Background: Thermoablation is being used to eliminate the metaplastic epithelium of Barrett's esophagus and allow its reversal into squamous epithelium in an acid-controlled environment. This study assessed the efficacy and safety of a new thermoablation technique, argon plasma coagulation.
Methods: Patients with circumferential Barrett's esophagus 2 to 5 cm long were enrolled. Acid suppression was accomplished with lansoprazole. One-half the circumference of Barrett's mucosa was treated with argon plasma coagulation, and the other half served as an internal control. After macroscopic squamous re-epithelialization occurred, biopsy specimens were obtained from both areas systematically.

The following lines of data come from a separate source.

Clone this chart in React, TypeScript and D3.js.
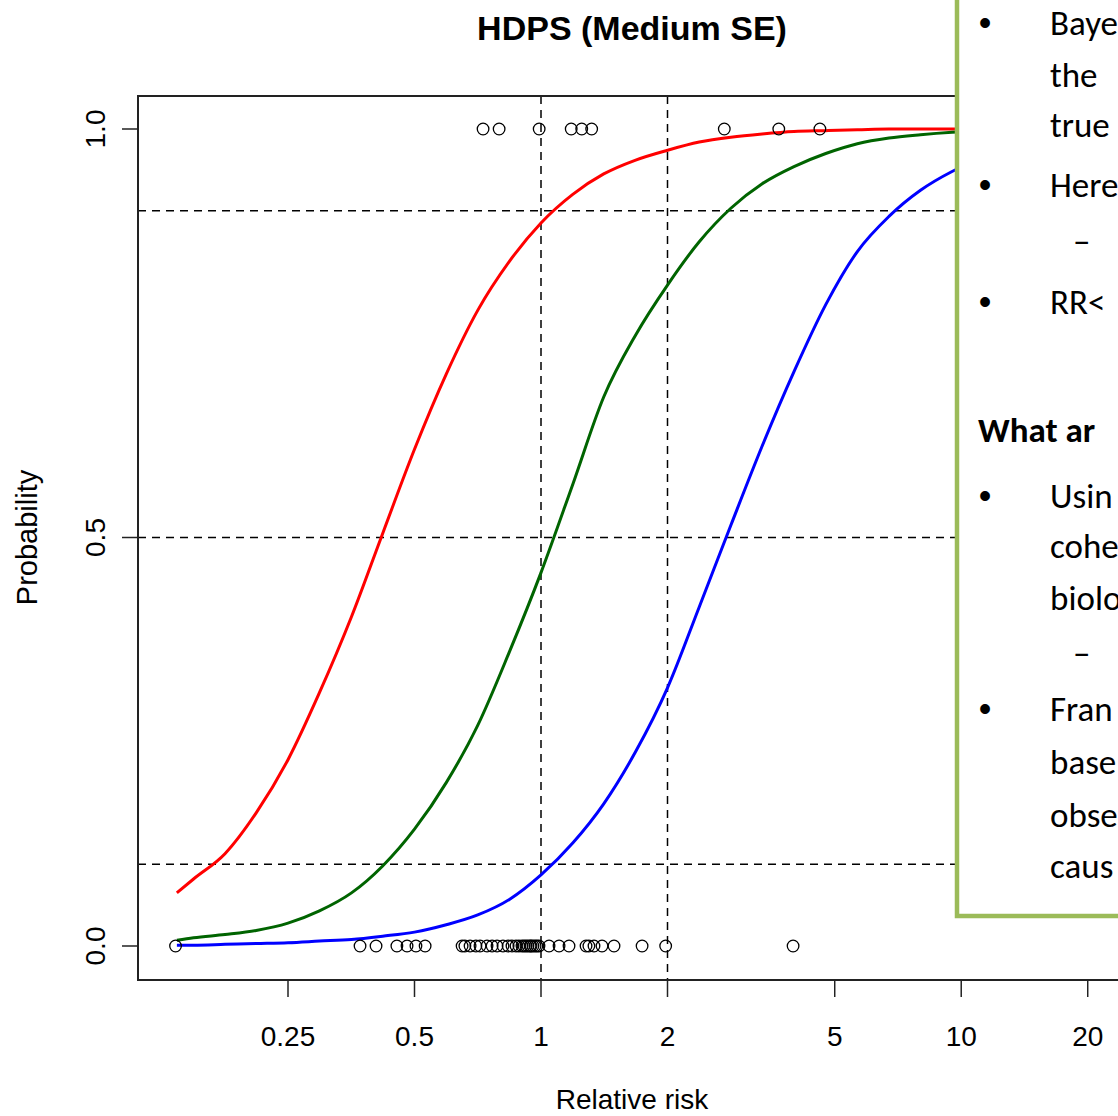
import React from 'react';
import * as d3 from 'd3';

// relative-risk grid the three posterior curves were read at
const rrGrid = [0.136, 0.149, 0.177, 0.21, 0.25, 0.297, 0.354, 0.42, 0.5, 0.595, 0.707, 0.841, 1, 1.19, 1.41, 1.68, 2, 2.38, 2.83, 3.36, 4, 4.76, 5.66, 6.73, 8, 9.51, 11.3];
const redProb = [0.065, 0.082, 0.113, 0.163, 0.228, 0.31, 0.403, 0.505, 0.608, 0.7, 0.778, 0.838, 0.885, 0.92, 0.945, 0.962, 0.974, 0.984, 0.99, 0.994, 0.997, 0.998, 0.999, 1, 1, 1, 1];
const greenProb = [0.007, 0.01, 0.014, 0.019, 0.028, 0.043, 0.065, 0.098, 0.143, 0.2, 0.27, 0.36, 0.457, 0.565, 0.672, 0.748, 0.809, 0.862, 0.903, 0.933, 0.954, 0.97, 0.982, 0.989, 0.993, 0.996, 0.998];
const blueProb = [0.001, 0.001, 0.002, 0.003, 0.004, 0.006, 0.008, 0.012, 0.017, 0.026, 0.038, 0.057, 0.087, 0.126, 0.174, 0.238, 0.316, 0.415, 0.515, 0.612, 0.703, 0.785, 0.85, 0.893, 0.925, 0.948, 0.965];

// observed estimates: outcome 1 (top row) and 0 (bottom row)
const rrTop = [0.728, 0.795, 0.99, 1.18, 1.25, 1.32, 2.73, 3.68, 4.61];
const rrBottom = [0.135, 0.371, 0.405, 0.454, 0.48, 0.504, 0.53, 0.649, 0.659, 0.678, 0.7, 0.716, 0.744, 0.765, 0.786, 0.812, 0.835, 0.853, 0.872, 0.886, 0.901, 0.911, 0.921, 0.931, 0.942, 0.947, 0.957, 0.968, 0.978, 0.989, 1.045, 1.104, 1.166, 1.28, 1.3, 1.337, 1.397, 1.492, 1.74, 1.98, 3.98];

const xTicks = [0.25, 0.5, 1, 2, 5, 10, 20];
const xTickLabels = ['0.25', '0.5', '1', '2', '5', '10', '20'];
const yTicks = [0, 0.5, 1];
const yTickLabels = ['0.0', '0.5', '1.0'];
const vRefs = [1, 2];
const hRefs = [0.1, 0.5, 0.9];

// the slide's text box that covers the right side of the plot (only its visible part)
const boxTexts = ['Baye', 'the', 'true', 'Here', '–', 'RR<', 'What ar', 'Usin', 'cohe', 'biolo', '–', 'Fran', 'base', 'obse', 'caus'];
const boxKinds = ['bullet', 'text', 'text', 'bullet', 'dash', 'bullet', 'head', 'bullet', 'text', 'text', 'dash', 'bullet', 'text', 'text', 'text'];
const boxBaselines = [35, 87, 137, 197, 253, 314, 442, 508, 558, 610, 665, 721, 774, 827, 878];

export default function App() {
  const width = 1118;
  const height = 1116;
  const left = 138;
  const right = 1126;
  const top = 96;
  const bottom = 980;

  const x = d3.scaleLog().domain([1, 2]).range([541, 667.5]);
  const y = d3.scaleLinear().domain([0, 1]).range([946, 129]);

  const line = d3
    .line<[number, number]>()
    .x(d => x(d[0]))
    .y(d => y(d[1]))
    .curve(d3.curveMonotoneX);

  const series = [
    { color: '#ff0000', values: redProb },
    { color: '#006400', values: greenProb },
    { color: '#0000ff', values: blueProb },
  ];

  const axisFont = '"Liberation Sans", Arial, sans-serif';
  const boxFont = 'Carlito, Lato, "Open Sans", sans-serif';

  return (
    <svg
      width={width}
      height={height}
      style={{ position: 'absolute', left: 0, top: 0, display: 'block', background: '#fff' }}
    >
      <rect x={0} y={0} width={width} height={height} fill="#fff" />

      {/* title */}
      <text x={(left + right) / 2} y={40} textAnchor="middle" fontFamily={axisFont} fontWeight="bold" fontSize={34}>
        HDPS (Medium SE)
      </text>

      {/* reference lines */}
      {hRefs.map(h => (
        <line key={'h' + h} x1={left} x2={right} y1={y(h)} y2={y(h)} stroke="#000" strokeWidth={1.5} strokeDasharray="8,6" />
      ))}
      {vRefs.map(v => (
        <line key={'v' + v} x1={x(v)} x2={x(v)} y1={top} y2={bottom} stroke="#000" strokeWidth={1.5} strokeDasharray="8,6" />
      ))}

      {/* curves */}
      {series.map(s => (
        <path
          key={s.color}
          d={line(rrGrid.map((r, i) => [r, s.values[i]] as [number, number])) || ''}
          fill="none"
          stroke={s.color}
          strokeWidth={3}
        />
      ))}

      {/* observations */}
      {rrTop.map((r, i) => (
        <circle key={'t' + i} cx={x(r)} cy={y(1)} r={5.8} fill="none" stroke="#000" strokeWidth={1.3} />
      ))}
      {rrBottom.map((r, i) => (
        <circle key={'b' + i} cx={x(r)} cy={y(0)} r={5.8} fill="none" stroke="#000" strokeWidth={1.3} />
      ))}

      {/* plot frame */}
      <rect x={left} y={top} width={right - left} height={bottom - top} fill="none" stroke="#222" strokeWidth={2} />

      {/* x axis */}
      {xTicks.map((t, i) => (
        <g key={'xt' + t}>
          <line x1={x(t)} x2={x(t)} y1={bottom} y2={bottom + 17} stroke="#222" strokeWidth={1.5} />
          <text x={x(t)} y={1046} textAnchor="middle" fontFamily={axisFont} fontSize={28}>
            {xTickLabels[i]}
          </text>
        </g>
      ))}
      <text x={632} y={1109} textAnchor="middle" fontFamily={axisFont} fontSize={28}>
        Relative risk
      </text>

      {/* y axis */}
      {yTicks.map((t, i) => (
        <g key={'yt' + t}>
          <line x1={left - 16} x2={left} y1={y(t)} y2={y(t)} stroke="#222" strokeWidth={1.5} />
          <text
            transform={`translate(105, ${y(t)}) rotate(-90)`}
            textAnchor="middle"
            fontFamily={axisFont}
            fontSize={28}
          >
            {yTickLabels[i]}
          </text>
        </g>
      ))}
      <text transform={`translate(37, ${y(0.5)}) rotate(-90)`} textAnchor="middle" fontFamily={axisFont} fontSize={29}>
        Probability
      </text>

      {/* overlapping slide text box */}
      <rect x={957} y={-10} width={200} height={926} fill="#fff" stroke="#9bbb59" strokeWidth={4.5} />
      {boxTexts.map((t, i) => {
        const kind = boxKinds[i];
        const tx = kind === 'head' ? 978 : kind === 'dash' ? 1073 : 1050;
        return (
          <g key={'bl' + i}>
            {kind === 'bullet' && (
              <text x={985} y={boxBaselines[i]} textAnchor="middle" fontFamily="Arial, sans-serif" fontSize={36}>
                •
              </text>
            )}
            <text x={tx} y={boxBaselines[i]} fontFamily={boxFont} fontWeight={kind === 'head' ? 'bold' : 'normal'} fontSize={35}>
              {t}
            </text>
          </g>
        );
      })}
    </svg>
  );
}
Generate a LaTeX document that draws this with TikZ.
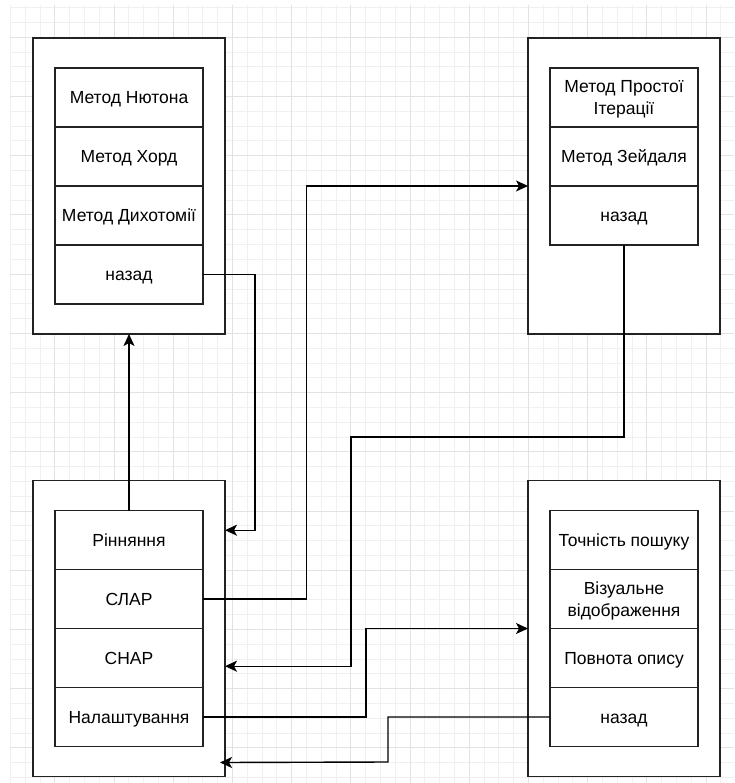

Results: Nine patients, all men with a mean age of 51.1 years, completed the study. During 24-hour esophageal pH monitoring a pH less than 4 occurred on average 2.8% of the time with a mean dose of lansoprazole of 70 mg/day. Squamous re-epithelialization developed in treated areas in all 9 patients. Biopsy showed that 7 of 9 patients (77.8%) had squamous re-epithelialization without intestinal metaplasia. Biopsy showed that 2 of 9 patients (22.2%) had squamous re-epithelialization with evidence of underlying intestinal metaplasia. There were no serious complications.
Conclusions: Argon plasma coagulation in an acid-controlled environment was both efficacious and safe in the treatment of Barrett's esophagus. However, the reappearance of squamous epithelium after therapy did not exclude the presence of underlying intestinal metaplasia.